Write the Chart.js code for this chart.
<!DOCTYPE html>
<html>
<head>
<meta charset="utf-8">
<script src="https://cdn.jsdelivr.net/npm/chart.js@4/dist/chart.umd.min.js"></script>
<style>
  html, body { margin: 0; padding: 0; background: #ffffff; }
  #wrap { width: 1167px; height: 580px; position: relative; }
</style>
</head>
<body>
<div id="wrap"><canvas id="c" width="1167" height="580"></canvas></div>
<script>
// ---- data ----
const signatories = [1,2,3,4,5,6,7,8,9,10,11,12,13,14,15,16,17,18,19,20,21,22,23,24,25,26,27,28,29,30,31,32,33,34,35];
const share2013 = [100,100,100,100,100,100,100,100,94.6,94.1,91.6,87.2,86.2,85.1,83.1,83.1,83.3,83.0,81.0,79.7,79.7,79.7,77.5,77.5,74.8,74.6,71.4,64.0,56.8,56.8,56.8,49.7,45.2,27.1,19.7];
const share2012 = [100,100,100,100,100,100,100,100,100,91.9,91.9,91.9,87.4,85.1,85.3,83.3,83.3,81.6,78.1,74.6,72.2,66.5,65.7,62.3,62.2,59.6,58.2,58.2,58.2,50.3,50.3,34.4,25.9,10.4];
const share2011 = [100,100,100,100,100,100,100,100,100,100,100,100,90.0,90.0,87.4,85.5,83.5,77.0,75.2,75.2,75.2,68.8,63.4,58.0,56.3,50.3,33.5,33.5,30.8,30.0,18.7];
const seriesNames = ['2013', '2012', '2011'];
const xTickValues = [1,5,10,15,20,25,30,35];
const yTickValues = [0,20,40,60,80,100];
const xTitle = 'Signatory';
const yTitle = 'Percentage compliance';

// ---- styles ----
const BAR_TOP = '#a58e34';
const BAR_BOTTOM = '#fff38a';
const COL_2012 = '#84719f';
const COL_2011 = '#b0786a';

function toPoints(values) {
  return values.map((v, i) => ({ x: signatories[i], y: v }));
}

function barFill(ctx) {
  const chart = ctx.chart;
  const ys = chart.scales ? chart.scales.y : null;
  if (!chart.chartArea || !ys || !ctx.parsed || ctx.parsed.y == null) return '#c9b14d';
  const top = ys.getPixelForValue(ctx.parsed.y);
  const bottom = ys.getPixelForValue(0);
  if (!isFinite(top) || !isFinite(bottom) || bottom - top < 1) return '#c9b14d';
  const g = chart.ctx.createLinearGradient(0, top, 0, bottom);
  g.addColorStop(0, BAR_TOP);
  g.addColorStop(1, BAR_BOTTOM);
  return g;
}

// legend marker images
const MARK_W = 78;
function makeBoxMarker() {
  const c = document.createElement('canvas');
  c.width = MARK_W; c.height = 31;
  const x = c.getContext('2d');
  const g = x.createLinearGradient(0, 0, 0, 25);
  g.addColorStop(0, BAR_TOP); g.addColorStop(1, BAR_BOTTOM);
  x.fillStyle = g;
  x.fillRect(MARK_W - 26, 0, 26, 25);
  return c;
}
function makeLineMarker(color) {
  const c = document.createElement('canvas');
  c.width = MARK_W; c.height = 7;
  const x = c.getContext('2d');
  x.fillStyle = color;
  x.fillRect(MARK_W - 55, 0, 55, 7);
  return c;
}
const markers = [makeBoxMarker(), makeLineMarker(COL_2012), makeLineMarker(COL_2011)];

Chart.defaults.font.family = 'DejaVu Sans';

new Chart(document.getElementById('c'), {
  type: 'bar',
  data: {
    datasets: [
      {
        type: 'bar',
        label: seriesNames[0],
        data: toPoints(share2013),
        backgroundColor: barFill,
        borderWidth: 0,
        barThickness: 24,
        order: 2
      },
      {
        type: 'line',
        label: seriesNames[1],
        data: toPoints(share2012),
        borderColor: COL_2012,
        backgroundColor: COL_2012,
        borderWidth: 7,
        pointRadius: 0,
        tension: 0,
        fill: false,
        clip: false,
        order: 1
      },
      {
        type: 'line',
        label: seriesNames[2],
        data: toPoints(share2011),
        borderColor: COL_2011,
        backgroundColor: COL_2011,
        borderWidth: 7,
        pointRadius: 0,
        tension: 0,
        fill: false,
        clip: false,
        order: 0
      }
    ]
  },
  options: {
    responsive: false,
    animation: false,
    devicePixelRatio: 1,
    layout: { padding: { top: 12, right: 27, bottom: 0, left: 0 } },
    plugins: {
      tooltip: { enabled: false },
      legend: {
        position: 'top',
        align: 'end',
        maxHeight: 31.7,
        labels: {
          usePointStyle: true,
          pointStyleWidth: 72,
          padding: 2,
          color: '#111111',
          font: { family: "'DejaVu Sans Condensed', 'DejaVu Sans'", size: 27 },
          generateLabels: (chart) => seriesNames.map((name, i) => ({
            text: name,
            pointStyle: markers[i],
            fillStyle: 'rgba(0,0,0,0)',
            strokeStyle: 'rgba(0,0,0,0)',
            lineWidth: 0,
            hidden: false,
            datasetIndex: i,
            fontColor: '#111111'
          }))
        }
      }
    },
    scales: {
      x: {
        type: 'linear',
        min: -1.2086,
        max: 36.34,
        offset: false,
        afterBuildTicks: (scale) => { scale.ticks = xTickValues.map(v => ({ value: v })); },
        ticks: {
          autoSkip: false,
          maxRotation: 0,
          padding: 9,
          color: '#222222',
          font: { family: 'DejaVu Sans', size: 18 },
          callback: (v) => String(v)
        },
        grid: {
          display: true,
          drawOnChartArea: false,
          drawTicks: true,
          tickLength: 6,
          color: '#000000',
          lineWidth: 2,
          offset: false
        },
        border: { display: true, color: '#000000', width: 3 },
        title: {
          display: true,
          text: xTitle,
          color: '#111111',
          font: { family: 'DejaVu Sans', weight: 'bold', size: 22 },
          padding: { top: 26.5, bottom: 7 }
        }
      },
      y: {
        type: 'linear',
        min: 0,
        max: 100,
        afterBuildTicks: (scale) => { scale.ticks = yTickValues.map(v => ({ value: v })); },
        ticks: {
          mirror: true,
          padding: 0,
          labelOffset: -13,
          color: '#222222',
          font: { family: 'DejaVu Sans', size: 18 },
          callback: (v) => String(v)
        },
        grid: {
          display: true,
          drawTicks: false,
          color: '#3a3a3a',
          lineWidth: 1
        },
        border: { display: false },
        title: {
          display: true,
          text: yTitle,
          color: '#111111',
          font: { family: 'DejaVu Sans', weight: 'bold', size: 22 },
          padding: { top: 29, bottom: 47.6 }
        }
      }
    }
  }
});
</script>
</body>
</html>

•••••

▶ **What you are asked to do**: Nothing in the listing may be changed; retype it all exactly.

▶ **Response to the exercise**:
Write the Chart.js code for this chart.
<!DOCTYPE html>
<html>
<head>
<meta charset="utf-8">
<script src="https://cdn.jsdelivr.net/npm/chart.js@4/dist/chart.umd.min.js"></script>
<style>
  html, body { margin: 0; padding: 0; background: #ffffff; }
  #wrap { width: 1167px; height: 580px; position: relative; }
</style>
</head>
<body>
<div id="wrap"><canvas id="c" width="1167" height="580"></canvas></div>
<script>
// ---- data ----
const signatories = [1,2,3,4,5,6,7,8,9,10,11,12,13,14,15,16,17,18,19,20,21,22,23,24,25,26,27,28,29,30,31,32,33,34,35];
const share2013 = [100,100,100,100,100,100,100,100,94.6,94.1,91.6,87.2,86.2,85.1,83.1,83.1,83.3,83.0,81.0,79.7,79.7,79.7,77.5,77.5,74.8,74.6,71.4,64.0,56.8,56.8,56.8,49.7,45.2,27.1,19.7];
const share2012 = [100,100,100,100,100,100,100,100,100,91.9,91.9,91.9,87.4,85.1,85.3,83.3,83.3,81.6,78.1,74.6,72.2,66.5,65.7,62.3,62.2,59.6,58.2,58.2,58.2,50.3,50.3,34.4,25.9,10.4];
const share2011 = [100,100,100,100,100,100,100,100,100,100,100,100,90.0,90.0,87.4,85.5,83.5,77.0,75.2,75.2,75.2,68.8,63.4,58.0,56.3,50.3,33.5,33.5,30.8,30.0,18.7];
const seriesNames = ['2013', '2012', '2011'];
const xTickValues = [1,5,10,15,20,25,30,35];
const yTickValues = [0,20,40,60,80,100];
const xTitle = 'Signatory';
const yTitle = 'Percentage compliance';

// ---- styles ----
const BAR_TOP = '#a58e34';
const BAR_BOTTOM = '#fff38a';
const COL_2012 = '#84719f';
const COL_2011 = '#b0786a';

function toPoints(values) {
  return values.map((v, i) => ({ x: signatories[i], y: v }));
}

function barFill(ctx) {
  const chart = ctx.chart;
  const ys = chart.scales ? chart.scales.y : null;
  if (!chart.chartArea || !ys || !ctx.parsed || ctx.parsed.y == null) return '#c9b14d';
  const top = ys.getPixelForValue(ctx.parsed.y);
  const bottom = ys.getPixelForValue(0);
  if (!isFinite(top) || !isFinite(bottom) || bottom - top < 1) return '#c9b14d';
  const g = chart.ctx.createLinearGradient(0, top, 0, bottom);
  g.addColorStop(0, BAR_TOP);
  g.addColorStop(1, BAR_BOTTOM);
  return g;
}

// legend marker images
const MARK_W = 78;
function makeBoxMarker() {
  const c = document.createElement('canvas');
  c.width = MARK_W; c.height = 31;
  const x = c.getContext('2d');
  const g = x.createLinearGradient(0, 0, 0, 25);
  g.addColorStop(0, BAR_TOP); g.addColorStop(1, BAR_BOTTOM);
  x.fillStyle = g;
  x.fillRect(MARK_W - 26, 0, 26, 25);
  return c;
}
function makeLineMarker(color) {
  const c = document.createElement('canvas');
  c.width = MARK_W; c.height = 7;
  const x = c.getContext('2d');
  x.fillStyle = color;
  x.fillRect(MARK_W - 55, 0, 55, 7);
  return c;
}
const markers = [makeBoxMarker(), makeLineMarker(COL_2012), makeLineMarker(COL_2011)];

Chart.defaults.font.family = 'DejaVu Sans';

new Chart(document.getElementById('c'), {
  type: 'bar',
  data: {
    datasets: [
      {
        type: 'bar',
        label: seriesNames[0],
        data: toPoints(share2013),
        backgroundColor: barFill,
        borderWidth: 0,
        barThickness: 24,
        order: 2
      },
      {
        type: 'line',
        label: seriesNames[1],
        data: toPoints(share2012),
        borderColor: COL_2012,
        backgroundColor: COL_2012,
        borderWidth: 7,
        pointRadius: 0,
        tension: 0,
        fill: false,
        clip: false,
        order: 1
      },
      {
        type: 'line',
        label: seriesNames[2],
        data: toPoints(share2011),
        borderColor: COL_2011,
        backgroundColor: COL_2011,
        borderWidth: 7,
        pointRadius: 0,
        tension: 0,
        fill: false,
        clip: false,
        order: 0
      }
    ]
  },
  options: {
    responsive: false,
    animation: false,
    devicePixelRatio: 1,
    layout: { padding: { top: 12, right: 27, bottom: 0, left: 0 } },
    plugins: {
      tooltip: { enabled: false },
      legend: {
        position: 'top',
        align: 'end',
        maxHeight: 31.7,
        labels: {
          usePointStyle: true,
          pointStyleWidth: 72,
          padding: 2,
          color: '#111111',
          font: { family: "'DejaVu Sans Condensed', 'DejaVu Sans'", size: 27 },
          generateLabels: (chart) => seriesNames.map((name, i) => ({
            text: name,
            pointStyle: markers[i],
            fillStyle: 'rgba(0,0,0,0)',
            strokeStyle: 'rgba(0,0,0,0)',
            lineWidth: 0,
            hidden: false,
            datasetIndex: i,
            fontColor: '#111111'
          }))
        }
      }
    },
    scales: {
      x: {
        type: 'linear',
        min: -1.2086,
        max: 36.34,
        offset: false,
        afterBuildTicks: (scale) => { scale.ticks = xTickValues.map(v => ({ value: v })); },
        ticks: {
          autoSkip: false,
          maxRotation: 0,
          padding: 9,
          color: '#222222',
          font: { family: 'DejaVu Sans', size: 18 },
          callback: (v) => String(v)
        },
        grid: {
          display: true,
          drawOnChartArea: false,
          drawTicks: true,
          tickLength: 6,
          color: '#000000',
          lineWidth: 2,
          offset: false
        },
        border: { display: true, color: '#000000', width: 3 },
        title: {
          display: true,
          text: xTitle,
          color: '#111111',
          font: { family: 'DejaVu Sans', weight: 'bold', size: 22 },
          padding: { top: 26.5, bottom: 7 }
        }
      },
      y: {
        type: 'linear',
        min: 0,
        max: 100,
        afterBuildTicks: (scale) => { scale.ticks = yTickValues.map(v => ({ value: v })); },
        ticks: {
          mirror: true,
          padding: 0,
          labelOffset: -13,
          color: '#222222',
          font: { family: 'DejaVu Sans', size: 18 },
          callback: (v) => String(v)
        },
        grid: {
          display: true,
          drawTicks: false,
          color: '#3a3a3a',
          lineWidth: 1
        },
        border: { display: false },
        title: {
          display: true,
          text: yTitle,
          color: '#111111',
          font: { family: 'DejaVu Sans', weight: 'bold', size: 22 },
          padding: { top: 29, bottom: 47.6 }
        }
      }
    }
  }
});
</script>
</body>
</html>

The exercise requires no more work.